Notices from Probation
Before the child reaches age 19, the Probation Department will send out notices to both parents (provided the Probation Department is administering the child support obligation). These notices will include information about the impending child support termination as well as the request form to facilitate the continuation of child support beyond the child’s 19th birthday. The first notice will be sent out 180 days before the child’s 19th birthday (or other proposed termination date). If no response is received, the Probation Department will send a second notice 90 days before the child’s 19th birthday (or other proposed termination date). The parties will be able to sign up for text, e-mail, and telephonic notifications as well “to the extent feasible.”
All child support orders (including Matrimonial Settlement Agreements that are incorporated into Judgments of Divorce, FD Orders, Consent Orders, etc.) shall include information regarding the termination of the child support obligations as set forth in the statute.
If the parties have multiple children and the corresponding child support obligation is “unallocated” (meaning the child support amount does not specify the amount of child support for each child), and one child’s child support obligation is terminated pursuant to the statute, the child support obligation for the remaining children shall continue in full. This means there shall be no reduction in child support even though one of the children is no longer eligible to receive a child support obligation under the statute. Since most child support calculations are unallocated, this will be the scenario for most parents with multiple children. Each party may file an application with the court to adjust the remaining child support amount for the other children.

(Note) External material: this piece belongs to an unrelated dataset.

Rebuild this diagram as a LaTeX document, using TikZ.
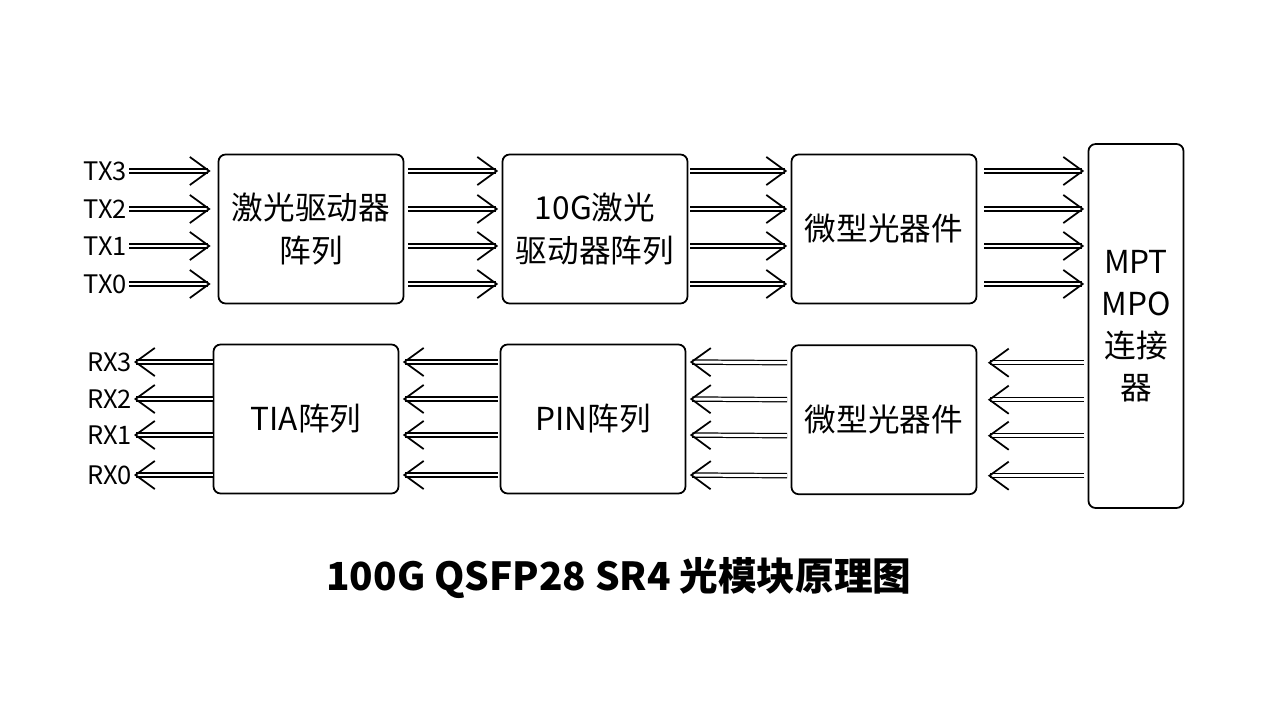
\documentclass[tikz,border=0pt]{standalone}
\usepackage{fontspec}
\setmainfont{Noto Sans CJK SC}
\usepackage{tikz}
\tikzstyle{block} = [rectangle, draw, line width=1pt, rounded corners=4pt,
    align=center, minimum width=3.7cm, minimum height=2.98cm,
    font=\fontsize{18}{24}\selectfont]
\tikzstyle{sig} = [font=\fontsize{14.5}{16}\selectfont, inner sep=1pt]
\tikzstyle{link} = [double, line width=0.7pt, double distance=1.7pt,
    -{Straight Barb[length=11pt,width=16pt,line width=1pt]}]
\usetikzlibrary{calc}
\usetikzlibrary{arrows.meta}
\usetikzlibrary{positioning}

\begin{document}
\begin{tikzpicture}[x=0.02cm,y=-0.02cm]
    \useasboundingbox (0,0) rectangle (1267,713);

    % transmit path
    \node[block] (laser) at (311,229) {激光驱动器\\阵列};
    \node[block] (drv) at (595,229) {10G激光\\驱动器阵列};
    \node[block] (optA) at (884,229) {微型光器件};
    \node[block, minimum width=1.9cm, minimum height=7.28cm] (mpo) at (1136,326) {MPT\\MPO\\连接\\器};

    % receive path
    \node[block] (tia) at (306,419) {TIA阵列};
    \node[block] (pin) at (593,419) {PIN阵列};
    \node[block, below=0.8cm of optA] (optB) {微型光器件};

    \foreach \o/\n in {-58/3,-20/2,17/1,55/0} {
        \node[sig, anchor=east] (tx\n) at (129,229+\o) {TX\n};
        \draw[link, shorten >=4pt] (tx\n.east) -- (laser.west |- tx\n.east);
        \draw[link, shorten <=2pt, shorten >=2pt] ($(laser.east)+(0,\o)$) -- ($(drv.west)+(0,\o)$);
        \draw[link, shorten <=1pt, shorten >=2pt] ($(drv.east)+(0,\o)$) -- ($(optA.west)+(0,\o)$);
        \draw[link, shorten <=4pt, shorten >=2pt] ($(optA.east)+(0,\o)$) -- (mpo.west |- {$(optA.east)+(0,\o)$});
    }

    \foreach \o/\n in {-57/3,-20/2,16/1,56/0} {
        \node[sig, anchor=east] (rx\n) at (134,419+\o) {RX\n};
        \draw[link] (tia.west |- rx\n.east) -- (rx\n.east);
        \draw[link, shorten <=1pt, shorten >=2pt] ($(pin.west)+(0,\o)$) -- ($(tia.east)+(0,\o)$);
        \draw[link, shorten <=2pt, shorten >=2pt] ($(optB.west)+(0,\o)$) -- ($(pin.east)+(0,\o)$);
        \draw[link, shorten <=2pt, shorten >=6pt] (mpo.west |- {$(optB.east)+(0,\o)$}) -- ($(optB.east)+(0,\o)$);
    }

    \node[font=\bfseries\fontsize{22}{26}\selectfont] (title) at (619,578) {100G QSFP28 SR4 光模块原理图};
\end{tikzpicture}
\end{document}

If the child support obligation for the parties’ multiple children is allocated as to each child and the child support obligation for one of the children is terminated pursuant to the statute, the amount of the child support obligation shall be adjusted to reflect the amount allocated for the remaining child or children. Either party may file an application with the court to adjust the remaining child support amount for the other children.

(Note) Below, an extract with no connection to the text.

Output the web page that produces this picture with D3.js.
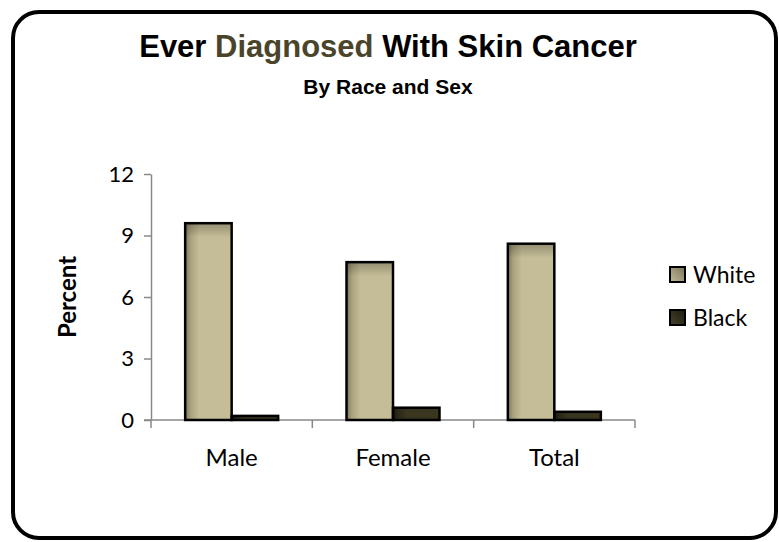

If the child support obligation is terminated pursuant to the statute, any arrears that have been accrued prior to the date of the termination shall remain due and enforceable through the Probation Department. If there is no other child support obligation (such as the parties do not have any other children for which a child support obligation continues to be owed), the arrears shall be paid at the rate of the full amount of the child support obligation prior to the termination, plus any arrears repayment component. This means there will not be any change in the child support payment owed each week. The full amount of the child support payment (and arrears component) will be applied towards the outstanding arrears obligation, until the arrears are paid in full.
Foreign (including out of state) Child Support Orders
This statute does not apply to child support provisions contained in orders or judgments entered by a foreign jurisdiction and registered in New Jersey for modification or enforcement pursuant to the Uniform Interstate Family Support Act (UIFSA, N.J.S.A. 2A:4-30.65, et. Seq.) or other related/comparable laws.
What the Statute Does NOT do
The Statute explicitly states it does not do the following:
- Relieve a parent from paying support or other costs while a child is enrolled full-time in a post-secondary education program.
- Prohibit the Probation Department from closing their case or terminating their supervision of a child support order pursuant to the existing procedures/regulations/Rules of Court/etc.
- Prohibit any party from filing an application with the Court seeking termination of a child support order for any cause other than those provided in this statute.
- Prohibit a party from consenting to a specific termination date for child support that does not exceed the date the child reaches age 23. The parties may still make other financial arrangements for the child after age 23 so long as those arrangements are not designated as “child support” (subject to court approval).
- Prohibit the obligor/noncustodial parent from filing a motion with the court to terminate child support for good cause prior to the child reaching age 19. The obligor can also contest the extension of child support for a child beyond the age of 19.
Additionally, and importantly, the Statute does not address emancipation or, in any way, alter existing laws regarding emancipation. The legislature affirmatively removed any references to “emancipation” since the statute was intended to “relate only to the obligation to pay child support, and not to other parental duties, rights, and responsibilities.” By way of examples only, if a child reaches age 18 and would otherwise be emancipated (such as completing high school and not attending college full-time and therefore assuming the child is outside of the parental sphere of influence), the obligor/noncustodial parent may still file an application to emancipate the child (and terminate child support accordingly) prior to the child reaching age 19. Similarly, if the child is over the age of 23 but still within the parental sphere of influence (such as by being mentally or physically disabled), the Custodial Parent may file an application to continue the parties’ obligations to provide some form of ongoing financial maintenance for the child, so long as it is not designated as “child support.”
The Statute does not limit a party’s ability to return to Court to seek emancipation of a child or a modification of child support, “at any time.” A party filing such an application with the Court would be bound by existing case law, such as showing a change in circumstances warranting the requested relief. While the statutory language referring to a party filing such a motion “at any time” appears to be limited to a noncustodial parent (presumably because the custodial parent has the obligation and opportunity to file the written request to continue child support), it is unlikely a court would read the statute to preclude a custodial parent from seeking a modification of child support after the child reaches age 19 (although that does appear to be the strict interpretation of the statute).
What to do
If you have a child support obligation that is collected and enforced through the Probation Department, you will receive two notices the year before your child turns 19 (one notice will be sent to you 180 days before the child’s 19th birthday, the second notice will be sent 90 days before). These notices will have forms you will need to complete and submit (along with corresponding proof) if you wish the child support to continue past the child’s 19th birthday. Regardless as to whether you are the custodial parent or the noncustodial parent, you should schedule a consultation with a family law attorney to discuss your options and the ramifications of the new Child Support Termination Statute on your case.